O tom não é negocial. Depois de ter estado, na manhã desta quarta-feira, reunido com o primeiro-ministro em São Bento para negociar o Orçamento do Estado, o PCP marcou para esta tarde uma conferência de imprensa para dar conta de duas coisas: primeiro, que o PCP está com um pé dentro da discussão do Orçamento para responder aos problemas do país e não para responder à ‘chantagem’ da crise política que tem o “alto patrocínio” de Marcelo e Costa; e, depois, que o PCP tem uma longa lista de medidas para dar essa “ampla” resposta à crise. Não é uma, nem duas nem três, porque a crise não se resolve só com duas ou três coisas, mas sim 47.
João Oliveira enumerou-as uma por uma na conferência de imprensa desta tarde no Parlamento. Da defesa dos salários e direitos dos trabalhadores, passando pelo reforço dos serviços públicos, reforço do investimento público e controlo público de empresas estratégicas, culminando na maior proteção social e distribuição mais justa da riqueza, nenhuma é linha vermelha para o Orçamento, assim como nenhuma em particular serve para chumbar OE se não for atendida. Ou seja, não se trata de uma negociação de mercearia, nem sequer a palavra “negociação” foi proferida durante toda a conferência de imprensa. É esta a postura negocial do PCP: tem um caminho definido para melhorar o país, se o Governo for ao seu encontro, muito bem. Mas isso, disse João Oliveira, só se vai saber no fim. Não é tempo de falar de avanços ou recuos nas negociações.
“O que estamos a fazer hoje é a dar conhecimento público de questões pelas quais nos estamos a bater no Orçamento do Estado, como sempre fizemos no passado.
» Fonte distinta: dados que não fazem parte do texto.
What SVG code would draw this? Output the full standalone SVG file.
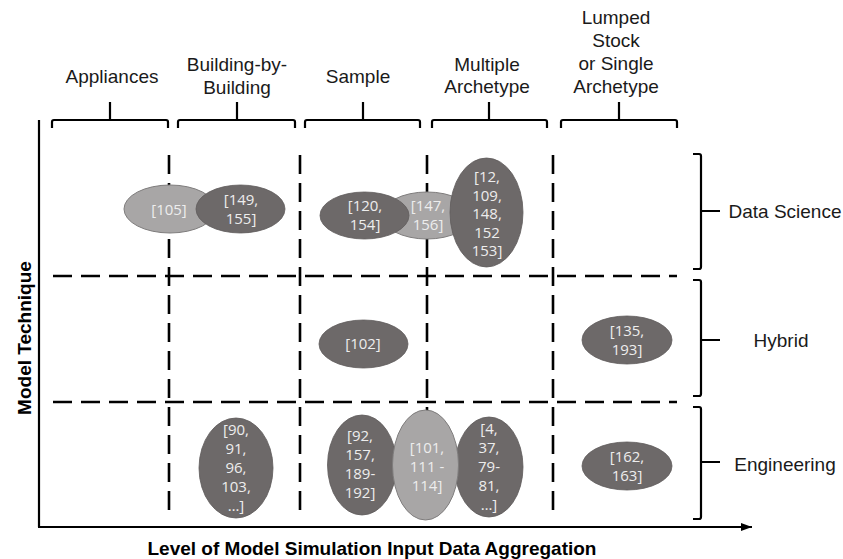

Mas o que vai ter seguimento ou não depende da consideração que o governo vier a fazer”, começou por dizer quando questionado sobre se o PCP já tinha conseguido algum ganho de causa nestas matérias. Quanto a isso, o PCP desconfia, e espera para ver. “A experiência deve levar-nos a ter cautelas em anúncios sobre a inscrição de determinada medida no Orçamento, porque já tivemos momentos em que uma coisa era dada como adquirida e depois não ficou inscrita”, disse. A experiência exige “cautela”. Por isso, definição do sentido de voto no Orçamento, tanto na generalidade como na votação final, o PCP só decidirá quando vir o texto final. No último orçamento, que foi um orçamento suplementar devido à pandemia, o PCP começou por se abster dando o benefício da dúvida, mas no fim votou contra.
“A avaliação e o posicionamento do PCP sobre a proposta de Orçamento do Estado serão determinados em função da sua correspondência com a resposta que é necessária e pela qual o PCP se bate”, disse João Oliveira. Ou seja, tudo em aberto. O PCP não está amarrado a um orçamento apenas e só para evitar uma crise política.
PCP contra “crises política artificiais” com o “alto patrocínio” do Presidente e do primeiro-ministro
Crise política que, de resto, os comunistas dizem ser apenas “artificial” e uma espécie de chantagem do Governo e do Presidente da República para que PCP e BE se sintam pressionados a entrar no barco. O argumento é o de que, se não o fizerem, vão ser vistos como forças políticas irresponsáveis que não estiveram lá para resolver problemas causados em grande medida por uma pandemia.
“Este conjunto de medidas mostra que o PCP conta para se encontrarem soluções para o país independentemente dos altos patrocínios de crise política promovidos pelo chefe de Estado e pelo chefe de Governo”, disse João Oliveira, deixando claro que o PCP não se vai deixar pressionar por isso, e que só viabiliza o Orçamento se o Governo der uma resposta ampla e concreta aos problemas do país na linha que o PCP entende ser a adequada: uma resposta de políticas contra-cíclicas, sem compressão de direitos, e com incentivos ao rendimento e direitos dos trabalhadores.
O caderno de encargos do PCP está apresentado, é longo e transcende o Orçamento do Estado. Vai desde o “aumento geral dos salários, incluindo o salário mínimo nacional, à revogação das normas gravosas da legislação laboral, incluindo a caducidade da contratação coletiva e os bancos de horas”, passando pela “combate à precariedade laboral”, pela “contratação de trabalhadores para reforço dos serviços públicos”, pela “recuperação do controlo público sobre empresas e setores estratégicos” e culminando na necessidade de dar seguimento às medidas já aprovadas no OE 2020 e no suplementar que ainda estão em banho-maria.
“Se o Governo diz que quer dar uma resposta diferente da que foi dada no passado, se diz que não pode ser através da compressão de direitos, e que tem de ser contra-cíclica e com opções de favorecimento do rendimento, então esperamos do Governo que o discurso bata certo com a prática e as opções tomadas”, disse. Mas o PCP espera para ver.